I miss sitting on the bridges over looking the Seine. Any one of them would do for me this morning. I spent the most time sitting on the one by school and the Pompidou Centre. The breeze that flows over the bridge washes away past mistakes, unnecessary brain clutter, bad memories, and more than once my desire to ever leave Paris. That was zen for me.

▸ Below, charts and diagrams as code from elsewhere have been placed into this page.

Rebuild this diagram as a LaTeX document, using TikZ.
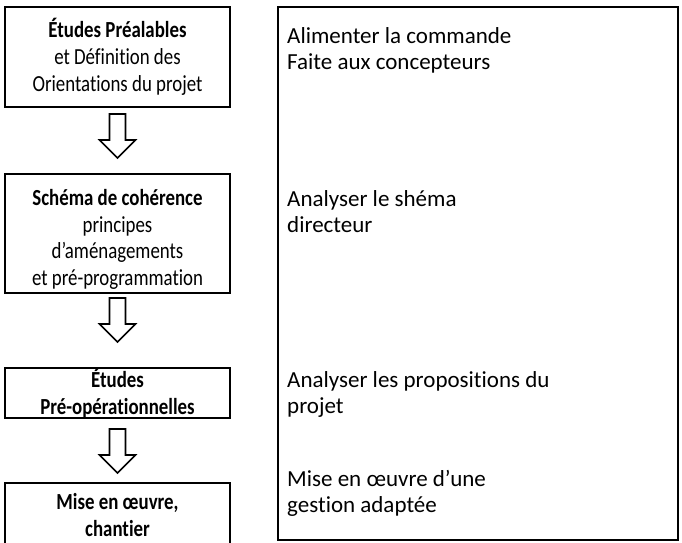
\documentclass[tikz,border=0pt]{standalone}
\usepackage{fontspec}
\setmainfont{Carlito}[Ligatures={TeX,NoCommon}]
\newfontfamily\condfont{Carlito}[Ligatures={TeX,NoCommon}, FakeStretch=0.82]
\usetikzlibrary{calc}
\begin{document}
\begin{tikzpicture}[x=1pt,y=-1pt,
  ctext/.style={align=center, inner sep=0pt, font=\condfont\fontsize{23}{26.7}\selectfont},
  box/.style={draw, line width=2pt, ctext},
  lbl/.style={anchor=north west, align=left, inner sep=0pt, font=\fontsize{23}{26.5}\selectfont},
  blockarrow/.style={draw, line width=1.6pt, fill=white, line join=miter},
  downarr/.pic={\path[blockarrow] (-8,0) -- (-8,26) -- (-18,26) -- (0,44) -- (18,26) -- (8,26) -- (8,0) -- cycle;}]
\useasboundingbox (0,0) rectangle (682,542);
% left column
\node[box, minimum width=225pt, minimum height=100pt] (b1) at (117.5,57)
  {\textbf{Études Préalables}\\et Définition des\\Orientations du projet};
\node[box, minimum width=225pt, minimum height=119pt] (b2) at (117.5,233.5) {};
\node[ctext] (b2t) at ($(b2.center)+(0,6)$)
  {\textbf{Schéma de cohérence}\\principes\\d’aménagements\\et pré-programmation};
\node[box, minimum width=225pt, minimum height=50pt] (b3) at (117.5,393)
  {\textbf{Études}\\\textbf{Pré-opérationnelles}};
\node[box, minimum width=225pt, minimum height=64pt] (b4) at (117.5,515)
  {\textbf{Mise en œuvre,}\\\textbf{chantier}};
% arrows between boxes
\pic at ($(b1.south)+(0,6)$) {downarr};
\pic at ($(b2.south)+(0,4)$) {downarr};
\pic at ($(b3.south)+(0,10)$) {downarr};
% right column
\node[draw, line width=2pt, minimum width=400pt, minimum height=533pt, inner sep=0pt] (r) at (478,273.5) {};
\node[lbl] (t1) at ($(r.north west)+(10,21)$) {Alimenter la commande\\Faite aux concepteurs};
\node[lbl] (t2) at ($(r.north west)+(10,184)$) {Analyser le shéma\\directeur};
\node[lbl] (t3) at ($(r.north west)+(10,365)$) {Analyser les propositions du\\projet};
\node[lbl] (t4) at ($(r.north west)+(10,464)$) {Mise en œuvre d’une\\gestion adaptée};
\end{tikzpicture}
\end{document}
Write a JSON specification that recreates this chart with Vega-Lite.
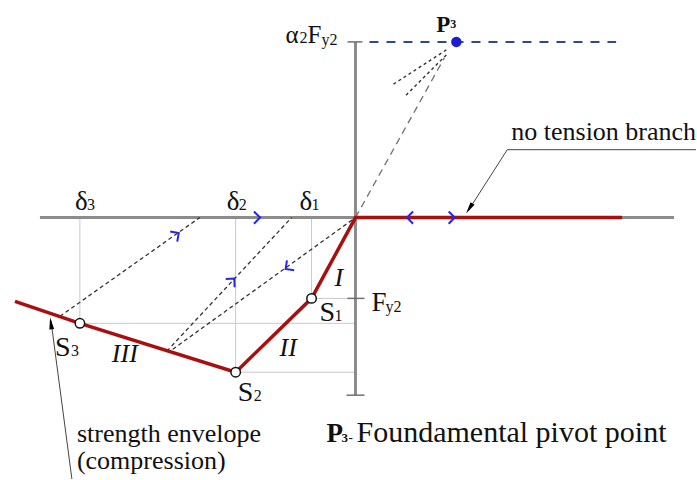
{
 "$schema": "https://vega.github.io/schema/vega-lite/v6.json",
 "width": 697, "height": 480,
 "autosize": {"type": "fit", "contains": "padding"},
 "padding": 0,
 "background": "white",
 "config": {"view": {"stroke": null}},
 "datasets": {
  "axes": [{"x": -316, "y": 0, "x2": 319, "y2": 0}, {"x": 0, "y": 176, "x2": 0, "y2": -178}],
  "ticks": [{"x": -8, "y": 176, "x2": 7, "y2": 176}, {"x": -8, "y": -81, "x2": 9, "y2": -81}, {"x": -9, "y": -178, "x2": 9, "y2": -178}],
  "grid": [
   {"x": -276, "y": 0, "x2": -276, "y2": -106},
   {"x": -120, "y": 0, "x2": -120, "y2": -155},
   {"x": -44, "y": 0, "x2": -44, "y2": -81},
   {"x": -44, "y": -81, "x2": 0, "y2": -81},
   {"x": -276, "y": -106, "x2": 0, "y2": -106},
   {"x": -120, "y": -155, "x2": 0, "y2": -155}
  ],
  "envelope": [
   {"x": -341, "y": -84, "order": 1},
   {"x": -276, "y": -106, "order": 2},
   {"x": -120, "y": -155, "order": 3},
   {"x": -44, "y": -81, "order": 4},
   {"x": 0, "y": 0, "order": 5},
   {"x": 267, "y": 0, "order": 6}
  ],
  "states": [{"name": "S3", "x": -276, "y": -106}, {"name": "S2", "x": -120, "y": -155}, {"name": "S1", "x": -44, "y": -81}],
  "pivot": [{"name": "P3", "x": 101, "y": 176}],
  "level": [{"x": 14, "y": 176, "x2": 261, "y2": 176}],
  "reload": [
   {"x": -296, "y": -99, "x2": -156, "y2": 0},
   {"x": -189, "y": -134, "x2": -64, "y2": 0},
   {"x": -183, "y": -132, "x2": 0, "y2": 0}
  ],
  "pivotdots": [
   {"x": 91, "y": 168, "x2": 37, "y2": 133},
   {"x": 91, "y": 163, "x2": 49, "y2": 121}
  ],
  "pivotray": [{"x": 0, "y": 0, "x2": 89, "y2": 160}],
  "chevrons": [
   {"x": -98, "y": 0, "heading": 0},
   {"x": 54, "y": 0, "heading": 180},
   {"x": 97, "y": 0, "heading": 0},
   {"x": -179, "y": -17, "heading": 325},
   {"x": -123, "y": -63, "heading": 313},
   {"x": -68, "y": -50, "heading": 144}
  ],
  "leaders": [
   {"x": 341, "y": 68, "x2": 152, "y2": 68},
   {"x": 152, "y": 68, "x2": 113, "y2": 7},
   {"x": -284, "y": -262, "x2": -305, "y2": -103}
  ],
  "arrowheads": [{"x": 114, "y": 9, "heading": 122.6}, {"x": -305, "y": -106, "heading": 262.3}],
  "labels": [
   {"text": "δ", "x": -281, "y": 8, "role": "disp"},
   {"text": "δ", "x": -129, "y": 8, "role": "disp"},
   {"text": "δ", "x": -56, "y": 8, "role": "disp"},
   {"text": "3", "x": -269, "y": 8, "role": "disp_sub"},
   {"text": "2", "x": -117, "y": 8, "role": "disp_sub"},
   {"text": "1", "x": -44, "y": 8, "role": "disp_sub"},
   {"text": "S", "x": -301, "y": -139, "role": "state"},
   {"text": "S", "x": -118, "y": -184, "role": "state"},
   {"text": "S", "x": -36, "y": -104, "role": "state"},
   {"text": "3", "x": -285, "y": -139, "role": "state_sub"},
   {"text": "2", "x": -102, "y": -184, "role": "state_sub"},
   {"text": "1", "x": -21, "y": -104, "role": "state_sub"},
   {"text": "F", "x": 16, "y": -94, "role": "force"},
   {"text": "y2", "x": 30, "y": -95, "role": "force_sub"},
   {"text": "α", "x": -70, "y": 175, "role": "force_top"},
   {"text": "F", "x": -48, "y": 175, "role": "force_top"},
   {"text": "2", "x": -56, "y": 175, "role": "force_top_sub"},
   {"text": "y2", "x": -34, "y": 173, "role": "force_top_sub"},
   {"text": "P", "x": 81, "y": 186, "role": "pivot_top"},
   {"text": "3", "x": 95, "y": 190, "role": "pivot_top_sub"},
   {"text": "I", "x": -21, "y": -69, "role": "branch"},
   {"text": "II", "x": -76, "y": -139, "role": "branch"},
   {"text": "III", "x": -244, "y": -145, "role": "branch"},
   {"text": "no tension branch", "x": 156, "y": 78, "role": "note"},
   {"text": "strength envelope", "x": -279, "y": -225, "role": "note"},
   {"text": "(compression)", "x": -279, "y": -252, "role": "note"},
   {"text": "P", "x": -29, "y": -225, "role": "caption_key"},
   {"text": "3", "x": -14, "y": -225, "role": "caption_key_sub"},
   {"text": "-", "x": -7, "y": -225, "role": "caption_key_sub"},
   {"text": "Foundamental pivot point", "x": 1, "y": -225, "role": "caption"}
  ]
 },
 "encoding": {
  "x": {"field": "x", "type": "quantitative", "scale": {"domain": [-356, 341], "nice": false, "zero": false}, "axis": null},
  "y": {"field": "y", "type": "quantitative", "scale": {"domain": [-262, 218], "nice": false, "zero": false}, "axis": null}
 },
 "layer": [
  {"data": {"name": "grid"}, "mark": {"type": "rule", "stroke": "#c9c9c9", "strokeWidth": 1}, "encoding": {"x2": {"field": "x2"}, "y2": {"field": "y2"}}},
  {"data": {"name": "axes"}, "mark": {"type": "rule", "stroke": "#8c8c8c", "strokeWidth": 3}, "encoding": {"x2": {"field": "x2"}, "y2": {"field": "y2"}}},
  {"data": {"name": "ticks"}, "mark": {"type": "rule", "stroke": "#707070", "strokeWidth": 1.5}, "encoding": {"x2": {"field": "x2"}, "y2": {"field": "y2"}}},
  {"data": {"name": "level"}, "mark": {"type": "rule", "stroke": "#2e4d7e", "strokeWidth": 2, "strokeDash": [9, 8]}, "encoding": {"x2": {"field": "x2"}, "y2": {"field": "y2"}}},
  {"data": {"name": "pivotray"}, "mark": {"type": "rule", "stroke": "#707070", "strokeWidth": 1.3, "strokeDash": [7, 5]}, "encoding": {"x2": {"field": "x2"}, "y2": {"field": "y2"}}},
  {"data": {"name": "pivotdots"}, "mark": {"type": "rule", "stroke": "#333333", "strokeWidth": 1.4, "strokeDash": [3, 3]}, "encoding": {"x2": {"field": "x2"}, "y2": {"field": "y2"}}},
  {"data": {"name": "reload"}, "mark": {"type": "rule", "stroke": "#333333", "strokeWidth": 1.3, "strokeDash": [4, 3]}, "encoding": {"x2": {"field": "x2"}, "y2": {"field": "y2"}}},
  {"data": {"name": "envelope"}, "mark": {"type": "line", "stroke": "#a80f0f", "strokeWidth": 3.5}, "encoding": {"order": {"field": "order", "type": "quantitative"}}},
  {"data": {"name": "leaders"}, "mark": {"type": "rule", "stroke": "#444444", "strokeWidth": 1}, "encoding": {"x2": {"field": "x2"}, "y2": {"field": "y2"}}},
  {"data": {"name": "arrowheads"}, "mark": {"type": "point", "shape": "M1,0L-1,-0.4L-1,0.4Z", "filled": true, "fill": "#000000", "size": 144, "opacity": 1, "strokeWidth": 0}, "encoding": {"angle": {"field": "heading", "type": "quantitative", "scale": null}}},
  {"data": {"name": "chevrons"}, "mark": {"type": "point", "shape": "M-0.6,-1L0.4,0L-0.6,1", "filled": false, "stroke": "#2626e0", "strokeWidth": 2, "size": 150, "opacity": 1}, "encoding": {"angle": {"field": "heading", "type": "quantitative", "scale": null}}},
  {"data": {"name": "states"}, "mark": {"type": "point", "shape": "circle", "filled": true, "fill": "white", "stroke": "#111111", "strokeWidth": 1.5, "size": 90, "opacity": 1}},
  {"data": {"name": "pivot"}, "mark": {"type": "point", "shape": "circle", "filled": true, "fill": "#1c1cd0", "size": 110, "opacity": 1}},
  {"data": {"name": "labels"}, "transform": [{"filter": "datum.role === 'disp'"}], "mark": {"type": "text", "align": "left", "baseline": "alphabetic", "font": "Liberation Serif", "fontSize": 27, "color": "#111"}, "encoding": {"text": {"field": "text"}}},
  {"data": {"name": "labels"}, "transform": [{"filter": "datum.role === 'disp_sub'"}], "mark": {"type": "text", "align": "left", "baseline": "alphabetic", "font": "Liberation Serif", "fontSize": 16, "color": "#111"}, "encoding": {"text": {"field": "text"}}},
  {"data": {"name": "labels"}, "transform": [{"filter": "datum.role === 'state'"}], "mark": {"type": "text", "align": "left", "baseline": "alphabetic", "font": "Liberation Serif", "fontSize": 28, "color": "#111"}, "encoding": {"text": {"field": "text"}}},
  {"data": {"name": "labels"}, "transform": [{"filter": "datum.role === 'state_sub'"}], "mark": {"type": "text", "align": "left", "baseline": "alphabetic", "font": "Liberation Serif", "fontSize": 16, "color": "#111"}, "encoding": {"text": {"field": "text"}}},
  {"data": {"name": "labels"}, "transform": [{"filter": "datum.role === 'force'"}], "mark": {"type": "text", "align": "left", "baseline": "alphabetic", "font": "Liberation Serif", "fontSize": 27, "color": "#111"}, "encoding": {"text": {"field": "text"}}},
  {"data": {"name": "labels"}, "transform": [{"filter": "datum.role === 'force_sub'"}], "mark": {"type": "text", "align": "left", "baseline": "alphabetic", "font": "Liberation Serif", "fontSize": 16, "color": "#111"}, "encoding": {"text": {"field": "text"}}},
  {"data": {"name": "labels"}, "transform": [{"filter": "datum.role === 'force_top'"}], "mark": {"type": "text", "align": "left", "baseline": "alphabetic", "font": "Liberation Serif", "fontSize": 25, "color": "#111"}, "encoding": {"text": {"field": "text"}}},
  {"data": {"name": "labels"}, "transform": [{"filter": "datum.role === 'force_top_sub'"}], "mark": {"type": "text", "align": "left", "baseline": "alphabetic", "font": "Liberation Serif", "fontSize": 16, "color": "#111"}, "encoding": {"text": {"field": "text"}}},
  {"data": {"name": "labels"}, "transform": [{"filter": "datum.role === 'pivot_top'"}], "mark": {"type": "text", "align": "left", "baseline": "alphabetic", "font": "Liberation Serif", "fontSize": 23, "fontWeight": "bold", "color": "#111"}, "encoding": {"text": {"field": "text"}}},
  {"data": {"name": "labels"}, "transform": [{"filter": "datum.role === 'pivot_top_sub'"}], "mark": {"type": "text", "align": "left", "baseline": "alphabetic", "font": "Liberation Serif", "fontSize": 12, "fontWeight": "bold", "color": "#111"}, "encoding": {"text": {"field": "text"}}},
  {"data": {"name": "labels"}, "transform": [{"filter": "datum.role === 'branch'"}], "mark": {"type": "text", "align": "left", "baseline": "alphabetic", "font": "Liberation Serif", "fontSize": 26, "fontStyle": "italic", "color": "#111"}, "encoding": {"text": {"field": "text"}}},
  {"data": {"name": "labels"}, "transform": [{"filter": "datum.role === 'note'"}], "mark": {"type": "text", "align": "left", "baseline": "alphabetic", "font": "Liberation Serif", "fontSize": 26, "color": "#111"}, "encoding": {"text": {"field": "text"}}},
  {"data": {"name": "labels"}, "transform": [{"filter": "datum.role === 'caption_key'"}], "mark": {"type": "text", "align": "left", "baseline": "alphabetic", "font": "Liberation Serif", "fontSize": 27, "fontWeight": "bold", "color": "#111"}, "encoding": {"text": {"field": "text"}}},
  {"data": {"name": "labels"}, "transform": [{"filter": "datum.role === 'caption_key_sub'"}], "mark": {"type": "text", "align": "left", "baseline": "alphabetic", "font": "Liberation Serif", "fontSize": 13, "fontWeight": "bold", "color": "#111"}, "encoding": {"text": {"field": "text"}}},
  {"data": {"name": "labels"}, "transform": [{"filter": "datum.role === 'caption'"}], "mark": {"type": "text", "align": "left", "baseline": "alphabetic", "font": "Liberation Serif", "fontSize": 30, "color": "#111"}, "encoding": {"text": {"field": "text"}}}
 ]
}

However- even when you find somewhere you love so deeply, there is a time to leave it. My heart knew when it was time. (My expiring travel visa helped...) So home I came and life rolled forward through to the next fork. Tahiti. Tahiti is a story for another morning. I'm sure anyone reading this can see why I called this blog the Sentimentalist. I've inherited it from my paternal Grandmother. I see it now, finally living by her and Grandpa in Atlanta, that this was a genetic trait passed on. Not just the ability to remember- but that I remember the feelings of where and when with more detail than the actual events. She has a house full of memories of those she loved and their possessions. My sentimentality never leaves me. It subconsciously seeps into my dreams so that when I wake up, I remember things otherwise lost to everyday stresses and life.
My real question for the future is a little more un-nerving than a fork in the road. I think I might need forks in the road more frequently than the average joe. I'm quite worried in faithless moments looking at my married-and-stay-at-home-track record that the rest of life is one straight path forward. Life seems more settled with Zach graduated and another baby on the way. When you are not alone anymore, roots grow faster in places you land. They need to. Our Georgia roots are taking hold and though I know in my mind that the steadiness provided by those growing roots is welcomed to a happy and healthy family, I must remind my heart that somewhere, hidden in God's mind, adventures lie ahead. He knows my heart aching for the next fork that will lead to a deeper, bigger me. And now that Zach and Kate (and baby boy en route) are a part of my heart, the adventures won't be right without them. So what on earth could they be? This next baby is my hunch. Adventures within the home are harder for me to wrap my mind around than the kind of adventure where you travel somewhere to see something new. They take a lot more reflection to learn from than seeing somewhere foreign and letting it become part of you. Adventures within the home look a whole lot like normal life. I guess that is my trick too--finding the magic in my home. And showing it to Kate.